You see, there’s over thirty-years of bad creative decisions in Joe Walsh’s baggage. And if “bad creative decisions” is too harsh a word, then feel free to replace it with “lazy,” “dumb-down,” or “I fuckin’ hate the Eagles, man!”
Let me try to convince you to take a look at Walsh’s earlier work, not just with my beloved James Gang, but also in Joe’s first forays into solo work. I think it’s his lackluster later efforts, and yes, his involvement with the Eagles that cause us to overlook those early records.

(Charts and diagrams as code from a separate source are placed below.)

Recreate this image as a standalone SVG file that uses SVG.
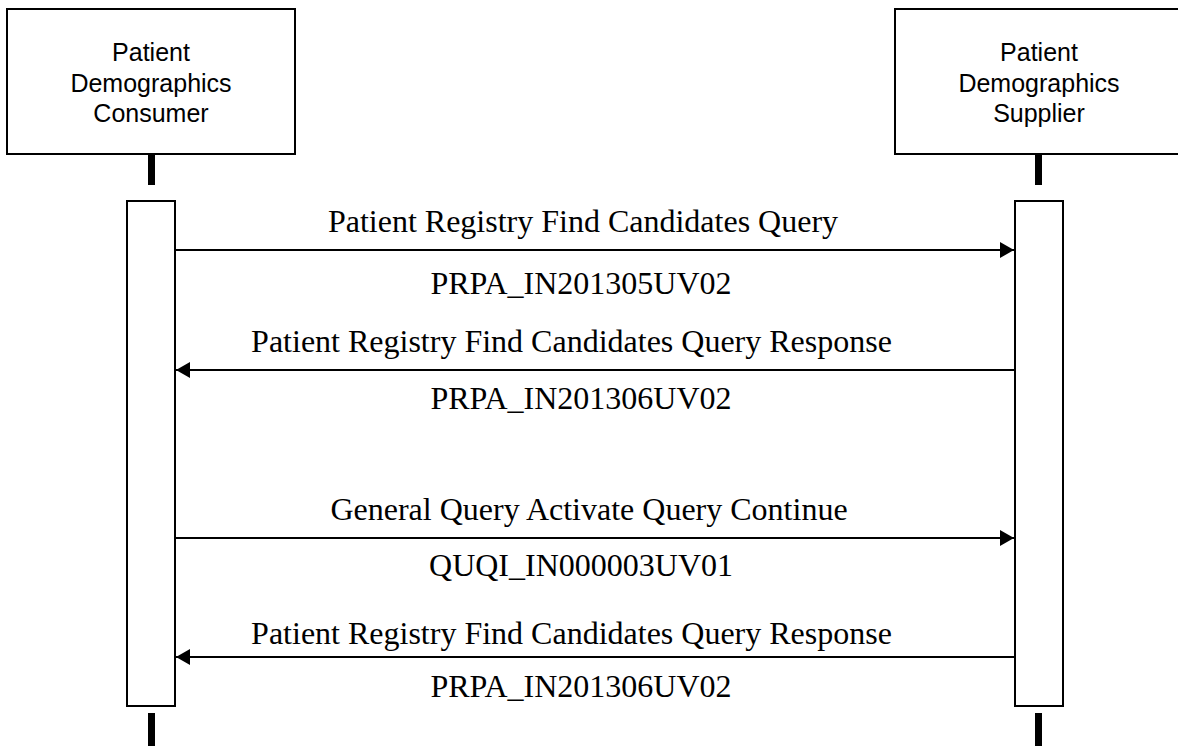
<svg xmlns="http://www.w3.org/2000/svg" width="1178" height="746" viewBox="0 0 1178 746">
<style>
.box{fill:#fff;stroke:#000;stroke-width:2}
.act{fill:#fff;stroke:#000;stroke-width:2}
.stub{fill:#000}
.hdr{font-family:"Liberation Sans",Arial,sans-serif;font-size:25px;fill:#000;text-anchor:middle}
.lbl{font-family:"Liberation Serif","Times New Roman",serif;font-size:32px;fill:#000;text-anchor:middle}
.msg{stroke:#000;stroke-width:2;fill:none}
</style>
<defs>
<marker id="ah" viewBox="0 0 14 16" refX="14" refY="8" markerWidth="14" markerHeight="16" markerUnits="userSpaceOnUse" orient="auto">
<path d="M0,0 L14,8 L0,16 Z" fill="#000"/>
</marker>
</defs>
<rect width="1178" height="746" fill="#fff"/>
<g id="consumer">
<rect class="box" x="7" y="9" width="288" height="145"/>
<text class="hdr" x="151" y="61">Patient</text>
<text class="hdr" x="151" y="91.5">Demographics</text>
<text class="hdr" x="151" y="122">Consumer</text>
<rect class="stub" x="148" y="154" width="7" height="31"/>
<rect class="act" x="127" y="201" width="48" height="505"/>
<rect class="stub" x="148" y="713" width="7" height="33"/>
</g>
<g id="supplier">
<rect class="box" x="895" y="9" width="290" height="145"/>
<text class="hdr" x="1039" y="61">Patient</text>
<text class="hdr" x="1039" y="91.5">Demographics</text>
<text class="hdr" x="1039" y="122">Supplier</text>
<rect class="stub" x="1035" y="154" width="7" height="31"/>
<rect class="act" x="1015" y="201" width="48" height="505"/>
<rect class="stub" x="1035" y="713" width="7" height="33"/>
</g>
<g id="connectors">
<line class="msg" x1="175" y1="250" x2="1014" y2="250" marker-end="url(#ah)"/>
<line class="msg" x1="1015" y1="370" x2="176" y2="370" marker-end="url(#ah)"/>
<line class="msg" x1="175" y1="538" x2="1014" y2="538" marker-end="url(#ah)"/>
<line class="msg" x1="1015" y1="657" x2="176" y2="657" marker-end="url(#ah)"/>
</g>
<g id="labels">
<text class="lbl" x="583" y="232">Patient Registry Find Candidates Query</text>
<text class="lbl" x="581" y="294">PRPA_IN201305UV02</text>
<text class="lbl" x="571.5" y="352">Patient Registry Find Candidates Query Response</text>
<text class="lbl" x="581" y="409">PRPA_IN201306UV02</text>
<text class="lbl" x="589" y="520">General Query Activate Query Continue</text>
<text class="lbl" x="581" y="576">QUQI_IN000003UV01</text>
<text class="lbl" x="571.5" y="644">Patient Registry Find Candidates Query Response</text>
<text class="lbl" x="581" y="697">PRPA_IN201306UV02</text>
</g>
</svg>
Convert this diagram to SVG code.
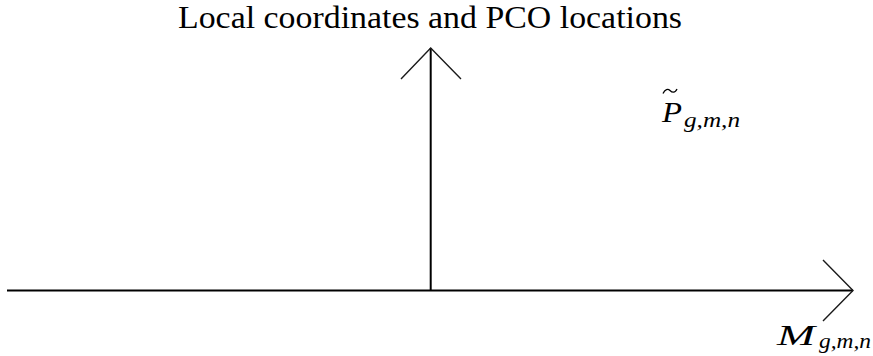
<svg xmlns="http://www.w3.org/2000/svg" width="873" height="356" viewBox="0 0 873 356">
<style>
.ax{stroke:#000;stroke-width:2;fill:none}
.hd{stroke:#1a1a1a;stroke-width:1.4;fill:none}
.t{font-family:"Liberation Serif",serif;fill:#000}
.m{font-family:"Liberation Serif",serif;font-style:italic;fill:#000}
.acc{stroke:#000;stroke-width:1.3;fill:none}
</style>
<rect width="873" height="356" fill="#fff"/>
<text class="t" x="178" y="28" font-size="31" textLength="504" lengthAdjust="spacingAndGlyphs">Local coordinates and PCO locations</text>
<g id="connectors">
<line class="ax" x1="7" y1="290.5" x2="853" y2="290.5"/>
<line class="ax" x1="430.7" y1="290.5" x2="430.7" y2="48"/>
<polyline class="hd" points="823,260 853,290.5 823,321"/>
<polyline class="hd" points="401,79 430.7,48 461,79"/>
</g>
<g id="label-P">
<path class="acc" d="M663,93.5 C665,89 668,88.5 670,90.5 C672,92.5 675,93.5 677,89"/>
<text class="m" x="662" y="122" font-size="29" textLength="20" lengthAdjust="spacingAndGlyphs">P</text>
<text class="m" x="684" y="127" font-size="20" textLength="56" lengthAdjust="spacingAndGlyphs">g,m,n</text>
</g>
<g id="label-M">
<text class="m" x="777" y="345" font-size="29" textLength="38" lengthAdjust="spacingAndGlyphs">M</text>
<text class="m" x="819" y="348" font-size="20" textLength="52" lengthAdjust="spacingAndGlyphs">g,m,n</text>
</g>
</svg>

The Smoker You Drink, The Player You Get was a solo album by name only, as the performers with Joe were under the impression that they’d get equal billing as a band unit-Barnstormer-but before its release, the album would be presented under the Walsh banner.
As a result, this is the only Walsh solo album that incorporates a wider pallet of genres to work with. Thanks to his equal footing peers, The Smoker You Drink shows Walsh rising to the challenge of his talented bandmates. His guitar work was heightened, his lyrics compelling, and his decision to leave a perfectly good James Gang seemed sound.
The album is best known for its opener, “Rocky Mountain Way,” an ode to his new abode-a mountain community that was closer to his friend and producer Bill Szymczyk. Walsh’s power chords are epic, but it’s his talkbox solo that seals this track into the upper echelon of rock cuts.
It also means that the rest of the album suffers from such a strong opener in the sense that, even though they’re really good, they’re nowhere near the level of “Rocky Mountain Way.”
They avoid trying to compete with it and instead focus on the aforementioned pallet cleanse by incorporating things like progressive (“Days Gone By”), folk (“Happy Ways”) and even a bit of Beatlemania (“Meadows” “Book Ends”) into their repertoire.
It’s marvelous, and it’s unfortunately overlooked.
My dad had this on 8 track when I was a kid. The tape broke-as most 8-tracks eventually do-and it was never replaced until I purchased it recently. It’d been well over three decades since I’ve heard this record, but the moment I re-examined it was the moment that all of Walsh’s bad decisions since that album fell away into sudden tolerance.